Jack Casley

Personal information
- Date of birth: 27 April 1926
- Place of birth: Torquay, England
- Date of death: 31 May 2014 (aged 88)
- Position: Midfielder

Senior career*
- Years: Team / Apps / (Gls)
- 1947–1949: Torquay United / 1 / (0)
- 1949–1951: Headington United / 18 / (3)

= Jack Casley =

English footballer

John Casley (27 April 1926 – 31 May 2014) was an English professional footballer, born in Torquay, who played in the Football League for Torquay United.

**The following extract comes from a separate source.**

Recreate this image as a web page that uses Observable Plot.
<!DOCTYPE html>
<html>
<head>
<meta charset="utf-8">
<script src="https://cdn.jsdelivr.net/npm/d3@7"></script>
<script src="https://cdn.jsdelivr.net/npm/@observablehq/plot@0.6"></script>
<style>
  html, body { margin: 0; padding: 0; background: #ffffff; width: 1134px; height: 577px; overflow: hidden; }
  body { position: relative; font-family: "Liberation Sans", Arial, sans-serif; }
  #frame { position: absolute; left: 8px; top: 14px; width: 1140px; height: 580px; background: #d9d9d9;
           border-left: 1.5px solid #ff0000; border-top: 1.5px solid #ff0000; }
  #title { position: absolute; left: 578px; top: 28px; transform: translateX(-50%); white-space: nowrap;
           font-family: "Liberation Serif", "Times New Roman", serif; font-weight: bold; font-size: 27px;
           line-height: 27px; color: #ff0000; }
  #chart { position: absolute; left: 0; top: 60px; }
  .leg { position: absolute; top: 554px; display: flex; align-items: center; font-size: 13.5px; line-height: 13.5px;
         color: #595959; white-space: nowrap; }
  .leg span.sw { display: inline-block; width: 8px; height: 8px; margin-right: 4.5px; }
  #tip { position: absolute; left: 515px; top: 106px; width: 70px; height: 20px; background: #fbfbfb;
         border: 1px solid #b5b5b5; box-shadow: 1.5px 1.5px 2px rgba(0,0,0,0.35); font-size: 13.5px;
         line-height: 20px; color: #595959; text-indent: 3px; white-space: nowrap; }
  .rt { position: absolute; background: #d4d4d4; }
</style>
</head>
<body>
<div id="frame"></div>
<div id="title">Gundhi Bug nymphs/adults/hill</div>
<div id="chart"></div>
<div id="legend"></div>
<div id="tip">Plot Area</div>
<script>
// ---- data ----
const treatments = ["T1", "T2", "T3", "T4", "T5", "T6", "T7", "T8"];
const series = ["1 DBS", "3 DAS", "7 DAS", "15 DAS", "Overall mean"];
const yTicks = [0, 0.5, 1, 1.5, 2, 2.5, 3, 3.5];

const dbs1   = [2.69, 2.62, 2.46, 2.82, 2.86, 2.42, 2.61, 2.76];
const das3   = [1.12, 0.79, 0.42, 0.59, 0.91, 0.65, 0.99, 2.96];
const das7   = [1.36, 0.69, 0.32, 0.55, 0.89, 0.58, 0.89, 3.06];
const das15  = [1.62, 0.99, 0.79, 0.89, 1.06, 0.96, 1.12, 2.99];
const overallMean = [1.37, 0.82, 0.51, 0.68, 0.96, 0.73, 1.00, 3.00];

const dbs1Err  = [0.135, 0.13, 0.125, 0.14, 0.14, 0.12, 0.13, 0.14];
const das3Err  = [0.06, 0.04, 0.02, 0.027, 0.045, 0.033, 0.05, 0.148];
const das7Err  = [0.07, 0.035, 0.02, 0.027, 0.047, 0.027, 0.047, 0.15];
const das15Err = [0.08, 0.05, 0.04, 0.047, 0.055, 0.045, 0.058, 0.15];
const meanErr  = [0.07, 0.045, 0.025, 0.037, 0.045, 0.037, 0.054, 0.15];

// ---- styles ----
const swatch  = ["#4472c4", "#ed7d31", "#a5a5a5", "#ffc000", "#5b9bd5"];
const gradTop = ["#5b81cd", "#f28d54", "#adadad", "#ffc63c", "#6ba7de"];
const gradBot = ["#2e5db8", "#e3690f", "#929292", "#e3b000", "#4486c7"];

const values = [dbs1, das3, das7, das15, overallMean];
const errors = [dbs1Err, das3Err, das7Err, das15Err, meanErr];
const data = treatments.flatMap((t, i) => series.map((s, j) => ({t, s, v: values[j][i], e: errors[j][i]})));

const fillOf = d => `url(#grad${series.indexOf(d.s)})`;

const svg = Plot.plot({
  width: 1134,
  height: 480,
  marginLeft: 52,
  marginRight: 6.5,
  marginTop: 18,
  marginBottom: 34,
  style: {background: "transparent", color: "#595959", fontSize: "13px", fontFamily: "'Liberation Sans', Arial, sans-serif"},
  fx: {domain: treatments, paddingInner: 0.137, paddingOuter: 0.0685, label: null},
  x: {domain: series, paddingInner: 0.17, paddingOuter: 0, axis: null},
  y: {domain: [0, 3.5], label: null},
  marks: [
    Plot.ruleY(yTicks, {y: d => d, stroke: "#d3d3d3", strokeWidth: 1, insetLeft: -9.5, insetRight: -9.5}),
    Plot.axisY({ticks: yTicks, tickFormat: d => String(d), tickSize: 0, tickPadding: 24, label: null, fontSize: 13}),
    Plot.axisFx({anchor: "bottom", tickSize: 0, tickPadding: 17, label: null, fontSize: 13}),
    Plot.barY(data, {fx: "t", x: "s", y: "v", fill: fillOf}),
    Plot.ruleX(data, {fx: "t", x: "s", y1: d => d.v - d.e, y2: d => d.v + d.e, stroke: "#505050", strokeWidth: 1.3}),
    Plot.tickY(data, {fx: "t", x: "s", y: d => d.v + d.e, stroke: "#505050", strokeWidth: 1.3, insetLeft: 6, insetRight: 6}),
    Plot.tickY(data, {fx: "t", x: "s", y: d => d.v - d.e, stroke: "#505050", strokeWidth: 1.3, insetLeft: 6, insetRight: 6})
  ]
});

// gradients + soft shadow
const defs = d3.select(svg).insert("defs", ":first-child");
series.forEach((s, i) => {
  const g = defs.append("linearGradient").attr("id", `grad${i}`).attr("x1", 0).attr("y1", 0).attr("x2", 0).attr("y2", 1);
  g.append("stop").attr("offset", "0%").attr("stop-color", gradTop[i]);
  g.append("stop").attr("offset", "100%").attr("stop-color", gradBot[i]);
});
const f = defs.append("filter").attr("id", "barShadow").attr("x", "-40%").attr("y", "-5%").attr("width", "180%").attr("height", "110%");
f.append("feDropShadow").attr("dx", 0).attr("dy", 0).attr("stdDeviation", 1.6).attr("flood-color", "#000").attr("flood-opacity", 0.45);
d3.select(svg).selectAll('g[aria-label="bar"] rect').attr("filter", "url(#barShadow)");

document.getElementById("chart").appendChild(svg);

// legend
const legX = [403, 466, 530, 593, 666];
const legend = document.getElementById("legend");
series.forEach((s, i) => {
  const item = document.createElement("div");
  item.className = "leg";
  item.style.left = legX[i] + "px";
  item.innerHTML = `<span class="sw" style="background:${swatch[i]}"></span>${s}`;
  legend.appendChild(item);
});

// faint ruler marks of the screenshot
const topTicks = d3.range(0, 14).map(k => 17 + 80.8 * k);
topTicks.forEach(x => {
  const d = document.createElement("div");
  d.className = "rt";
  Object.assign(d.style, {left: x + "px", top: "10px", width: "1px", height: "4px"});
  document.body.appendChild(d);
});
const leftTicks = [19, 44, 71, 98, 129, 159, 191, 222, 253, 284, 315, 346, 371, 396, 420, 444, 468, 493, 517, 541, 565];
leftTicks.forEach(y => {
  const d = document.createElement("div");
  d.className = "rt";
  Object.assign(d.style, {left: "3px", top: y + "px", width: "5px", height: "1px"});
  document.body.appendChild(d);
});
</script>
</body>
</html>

Casley joined Torquay United in June 1947. An injury crisis, including the loss of regular keeper Phil Joslin, left Torquay without a goalkeeper for the match at Plainmoor against Walsall in April 1948 and, although a midfielder, Casley played in goal and helped Torquay to a 3–2 victory, which in turn meant that they would not finish at the foot of the league. Casley never played for Torquay's league team again, in any position, joining Headington United (later to become Oxford United) in 1949 as their first professional player. Casley played his first game for Headington in goal, but reverted to the outfield thereafter, and scored the club's first hat-trick in the Southern League in his third game. He retired as a first-team player in 1951, but remained with the club, stepping down as chief scout only in 2002, aged 75, after 53 years' association with the club. He died on 31 May 2014 from natural causes at the age of 88.